[Haskell-cafe] google-like "do you mean?" feature

Andy Smith andy.haskell at zambezi.org.uk
Thu Apr 16 02:55:44 EDT 2009


2009/4/16 Michael Mossey <mpm at alumni.caltech.edu>:
> I was thinking that it might be useful to have a Google-like "do you mean
> this?" feature. If the field name is //customer=, then the parser might
> recognize a huge list of variants like //ustomer=, //customor=, etc... that
> is, recognize them well enough to continue parsing and give a decent error
> message in context.
>
> Any ideas how to go about this?

To measure how similar two strings are, you can use a metric like
Levenshtein distance, Damerau-Levenshtein distance, or Jaro-Winkler
distance:

http://en.wikipedia.org/wiki/Levenshtein_distance
http://en.wikipedia.org/wiki/Damerau%E2%80%93Levenshtein_distance
http://en.wikipedia.org/wiki/Jaro-Winkler_distance

The first two basically count the number of mistakes that a user would
have to make to get from the correct string to the one you read from
the file.

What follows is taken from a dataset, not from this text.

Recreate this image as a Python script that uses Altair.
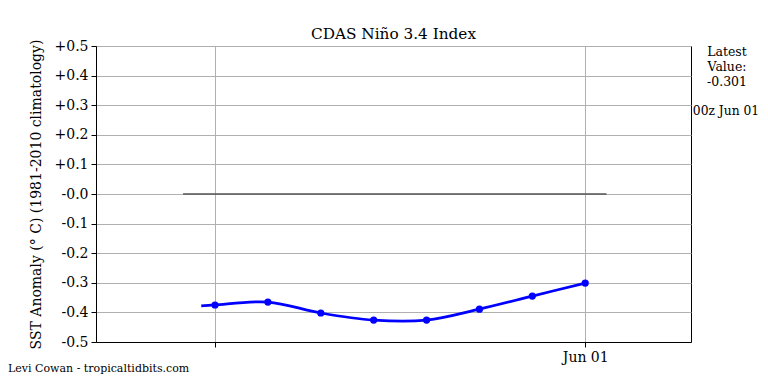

There's an 'edit-distance' package in Hackage that
implements the first two:

http://hackage.haskell.org/cgi-bin/hackage-scripts/package/edit-distance

When you find an unrecognised field name in the file, you could
calculate the edit distance to each correct field name, and if there's
one within a certain threshold, assume that's what the user meant (if
there's more than one close match, maybe it's better to report an
error than risk choosing the wrong one).

I imagine this brute-force approach would be fast enough, but if not
you could look at the techniques used by spell checkers to suggest
corrections. Maybe even use a spell checking library, if such a thing
exists (either pure Haskell or a binding to a library like aspell,
although I couldn't see either from a quick search in Hackage).